This week three matters came together to complete the scene. The first is prosecutors’ claims in an appeal of the Hrant Dink case to the Supreme Court of Appeals in protest of an earlier decision.
The second is the crimes attributed to the old commander of the Turkish Armed Forces (TSK), who testified for the first time. The third is the sentences sought by the prosecution for the accused in the ongoing Balyoz (Sledgehammer) trial -- the trial of an attempted coup. The third appears to be a separate matter, but when thought about in the context of the other two, it creates a complete photograph of Turkey’s recent past.

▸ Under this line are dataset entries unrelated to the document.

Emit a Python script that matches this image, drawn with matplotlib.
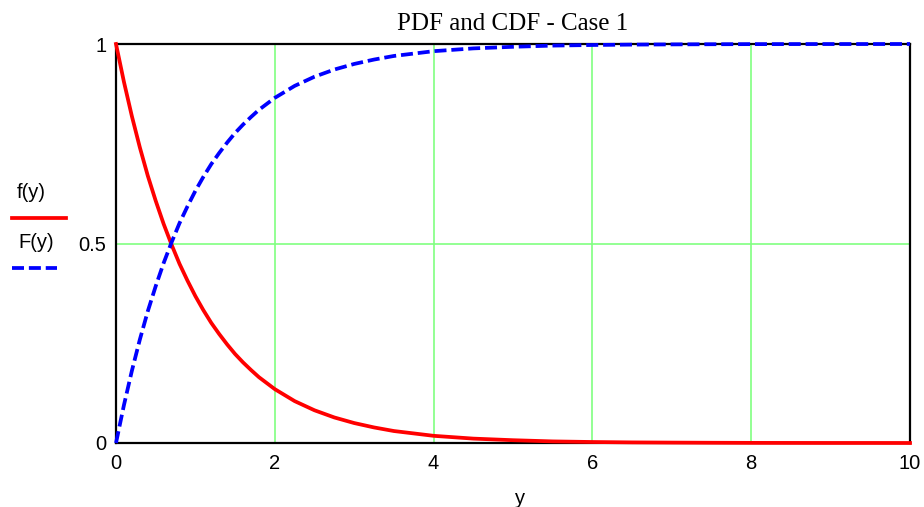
import numpy as np
from matplotlib import pyplot as plt

# values
y_values = [0.0, 0.1, 0.2, 0.3, 0.4, 0.5, 0.6, 0.7, 0.8, 0.9, 1.0,
            1.1, 1.2, 1.3, 1.4, 1.5, 1.6, 1.7, 1.8, 1.9, 2.0,
            2.25, 2.5, 2.75, 3.0, 3.25, 3.5, 3.75, 4.0, 4.5, 5.0, 5.5,
            6.0, 6.5, 7.0, 7.5, 8.0, 8.5, 9.0, 9.5, 10.0]
pdf_values = [1.000, 0.905, 0.819, 0.741, 0.670, 0.607, 0.549, 0.497, 0.449,
              0.407, 0.368, 0.333, 0.301, 0.273, 0.247, 0.223, 0.202, 0.183,
              0.165, 0.150, 0.135, 0.105, 0.082, 0.064, 0.050, 0.039, 0.030,
              0.024, 0.018, 0.011, 0.007, 0.004, 0.0025, 0.0015, 0.001,
              0.0006, 0.0003, 0.0002, 0.0001, 0.0001, 0.0]
cdf_values = [0.000, 0.095, 0.181, 0.259, 0.330, 0.393, 0.451, 0.503, 0.551,
              0.593, 0.632, 0.667, 0.699, 0.727, 0.753, 0.777, 0.798, 0.817,
              0.835, 0.850, 0.865, 0.895, 0.918, 0.936, 0.950, 0.961, 0.970,
              0.976, 0.982, 0.989, 0.993, 0.996, 0.9975, 0.9985, 0.999,
              0.9994, 0.9997, 0.9998, 0.9999, 0.9999, 1.0]
x_ticks = [0, 2, 4, 6, 8, 10]
y_ticks = [0, 0.5, 1]
y_tick_labels = ["0", "0.5", "1"]

plt.rcParams["font.family"] = ["Liberation Sans", "DejaVu Sans"]

fig = plt.figure(figsize=(9.24, 5.07), dpi=100)
ax = fig.add_axes([116 / 924, 1 - 443 / 507, 794 / 924, 399 / 507])

lw = 2.7
dash = (3.2, 1.3)
ax.plot(y_values, pdf_values, color="red", lw=lw, zorder=5, clip_on=False)
ax.plot(y_values, cdf_values, color="blue", lw=lw, zorder=5, clip_on=False,
        dashes=dash)

ax.set_xlim(0, 10)
ax.set_ylim(0, 1)
ax.set_xticks(x_ticks)
ax.set_yticks(y_ticks)
ax.set_yticklabels(y_tick_labels)
ax.tick_params(length=0, labelsize=14.5)
ax.tick_params(axis="x", pad=8)
ax.tick_params(axis="y", pad=7)
ax.grid(True, color="#80ff80", lw=1.2)
ax.set_axisbelow(True)
for spine in ax.spines.values():
    spine.set_linewidth(1.6)
    spine.set_zorder(3)

ax.set_xlabel("y", fontsize=14.5)
ax.xaxis.set_label_coords((520 - 116) / 794, -0.115)
ax.set_title("PDF and CDF - Case 1", family="Liberation Serif",
             fontsize=18, pad=10)

# legend at the left, Mathcad style
fig.text(17 / 924, 1 - 193 / 507, "f(y)", fontsize=14.5, va="center")
fig.add_artist(plt.Line2D([12 / 924, 66 / 924], [1 - 218 / 507] * 2,
                          color="red", lw=lw))
fig.text(18 / 924, 1 - 243 / 507, "F(y)", fontsize=14.5, va="center")
fig.add_artist(plt.Line2D([12 / 924, 57 / 924], [1 - 268 / 507] * 2,
                          color="blue", lw=lw, dashes=dash))

fig.savefig("out.png", dpi=100)
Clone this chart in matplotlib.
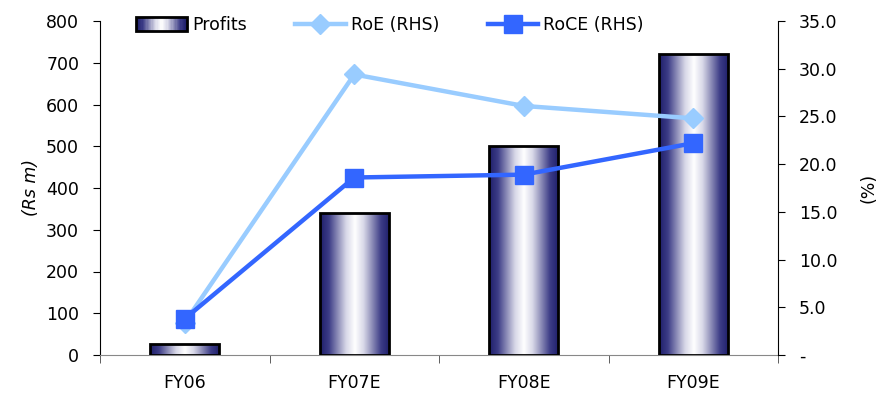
import numpy as np
import matplotlib
matplotlib.use("Agg")
import matplotlib.pyplot as plt
from matplotlib.colors import LinearSegmentedColormap
from matplotlib.patches import Rectangle
from matplotlib.legend_handler import HandlerBase
from matplotlib.ticker import FuncFormatter, FixedLocator

categories = ["FY06", "FY07E", "FY08E", "FY09E"]
profits = [27, 340, 500, 720]
roe = [3.4, 29.4, 26.1, 24.8]
roce = [3.8, 18.6, 18.9, 22.2]

plt.rcParams['font.family'] = ['DejaVu Sans']
FS = 12.5

grad_colors = ["#1e1e6a", "#3c3c86", "#8a8ab6", "#d8d8e8", "#ffffff",
               "#d8d8e8", "#8a8ab6", "#3c3c86", "#1e1e6a"]
cmap = LinearSegmentedColormap.from_list("bargrad", grad_colors)

fig = plt.figure(figsize=(8.89, 3.97), dpi=100)
ax = fig.add_axes([100/889, 1-355/397, 678/889, 334/397])
ax2 = ax.twinx()

x = np.arange(len(categories))
width = 0.41
bars = ax.bar(x, profits, width=width, color="none", edgecolor="black", linewidth=2, zorder=3)
grad = np.linspace(0, 1, 256).reshape(1, -1)
for b in bars:
    x0, y0 = b.get_x(), b.get_y()
    w, h = b.get_width(), b.get_height()
    im = ax.imshow(grad, cmap=cmap, aspect="auto", extent=[x0, x0 + w, y0, y0 + h],
                   zorder=2, interpolation="bilinear")
    im.set_clip_path(b)

ax.set_xlim(-0.5, 3.5)
ax.set_ylim(0, 800)
ax.set_yticks(np.arange(0, 801, 100))
ax.set_xticks(x)
ax.set_xticklabels(categories, fontsize=FS)
ax.tick_params(axis="x", length=0, pad=14)
ax.xaxis.set_minor_locator(FixedLocator([-0.5, 0.5, 1.5, 2.5, 3.5]))
ax.tick_params(axis="x", which="minor", length=6, direction="out", color="#444444")
ax.tick_params(axis="y", labelsize=FS, length=5, direction="out", pad=10)
ax.set_ylabel("(Rs m)", fontsize=FS, style="italic", labelpad=4)

ax.spines["top"].set_visible(False)
ax2.spines["top"].set_visible(False)
ax.spines["bottom"].set_color("#888888")
ax.spines["right"].set_visible(False)
ax2.spines["left"].set_visible(False)
ax2.spines["bottom"].set_visible(False)

l1, = ax2.plot(x, roe, color="#99ccff", lw=3.2, marker="D", markersize=10, zorder=4)
l2, = ax2.plot(x, roce, color="#3366ff", lw=3.2, marker="s", markersize=13, zorder=5)
ax2.set_ylim(0, 35)
ax2.set_yticks(np.arange(0, 35.1, 5))
ax2.yaxis.set_major_formatter(FuncFormatter(lambda v, p: "-" if abs(v) < 1e-9 else f"{v:.1f}"))
ax2.tick_params(axis="y", labelsize=FS, length=5, direction="out", pad=10)
ax2.set_ylabel("(%)", fontsize=FS, labelpad=16)

ax.set_zorder(1)
ax2.set_zorder(2)
ax2.patch.set_visible(False)


class GradHandler(HandlerBase):
    def create_artists(self, legend, orig_handle, xdescent, ydescent, width, height, fontsize, trans):
        arts = []
        n = 40
        for i in range(n):
            c = cmap((i + 0.5) / n)
            r = Rectangle((-xdescent + width * i / n, -ydescent), width / n + 0.3, height,
                          facecolor=c, edgecolor="none", transform=trans)
            arts.append(r)
        arts.append(Rectangle((-xdescent, -ydescent), width, height, facecolor="none",
                              edgecolor="black", lw=2, transform=trans))
        return arts


proxy = Rectangle((0, 0), 1, 1)
leg = fig.legend([proxy, l1, l2], ["Profits", "RoE (RHS)", "RoCE (RHS)"],
                 handler_map={Rectangle: GradHandler()}, loc="center",
                 bbox_to_anchor=(390/889, 1 - 25/397), ncol=3, frameon=False,
                 fontsize=FS, handlelength=2.9, handleheight=0.8, columnspacing=2.8,
                 handletextpad=0.3, borderaxespad=0)

fig.savefig("out.png", dpi=100)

The prosecutor who filed the appeal says that the lack of progress in the Hrant Dink murder investigation is not exceptional and that those who committed the crime did not act on their own accord.
In Trabzon, those who planned the murder acted as an Ergenekon terrorist cell and executed the murder in the name of Ergenekon. This claim is important because it sheds light on all the unsolved murders leading up to Dink’s that took place. Because the Hrant Dink trial was so sensational, it was covered in detail. This murder does not stand alone.
There is evidence that the attacks leading up to what was done to Danıştay -- the murder of high-ranking judges and the massacre that was launched at the Zirve publishing house -- were carried out by the same group. The murder of Father Andrea Santora is a case in point. The Hrant Dink trial is very important because the existence of a major organization was brought to light. Let us look at the opposite side of the issue. Following these murders, which happened in 2007, the Ergenekon trial began. Since that day, not a single unsolved murder case has been processed.
With regards to the Internet memorandum case, in which for former TSK commander İlker Başbuğ faces trial, no confusion about the crimes or criminals exist. None of the parties involved deny the creation of certain websites in order to create a suitable environment for the armed forces to erode the government and, in this, possibly stage a coup. Those who received the commands and those who followed them are clear. All sides take as granted the punishment Başbuğ will receive for these crimes. The arguments center on whether or not Başbuğ will be tried as a “leader of a terrorist organization” according to provision in the Turkish Penal Code (TCK). Crimes were committed within the chain of command.
The third matter is that the attempted coup lawsuit is detailed and comprehensive. Çetin Doğan planned a military coup in 2003 to overthrow the AK Party government. Three hundred and sixty-five active and retired military personnel participated in the plan. They planned murders and bombings.
Commissions and organizations were created. The court is now trying those organization members who were involved in the coup attempt and those that possessed a detailed coup plan. The prosecutor requested a 20-year sentence of imprisonment for the 365 active and military officials, who are officially charged with an “unsuccessful attempt to stage a coup.”
These three developments clearly show the complete picture. The TSK is the fourth largest army in the world. In the last 50 years this military has carried out four successful coups and attempted even more. What’s more, Turkey was ruled under military tutelage, which was in control with regard to the legislature, the executive branch and even the judiciary.
Those involved in the attempted coups are being tried under the Sledgehammer case; there is currently a lawsuit against the commander of the TSK for wearing down the government; the judiciary is trying to lift the veil behind the Hrant Dink murder case and are pursuing those in the military who partook in Ergenekon; this means that democracy and the law are dominant, and Turkey is making democratic progress.
A Turkey in which coup attempts are prosecuted is a Turkey in which any attempt to overthrow the government and to commit murder in pursuit of new coups will be circumvented.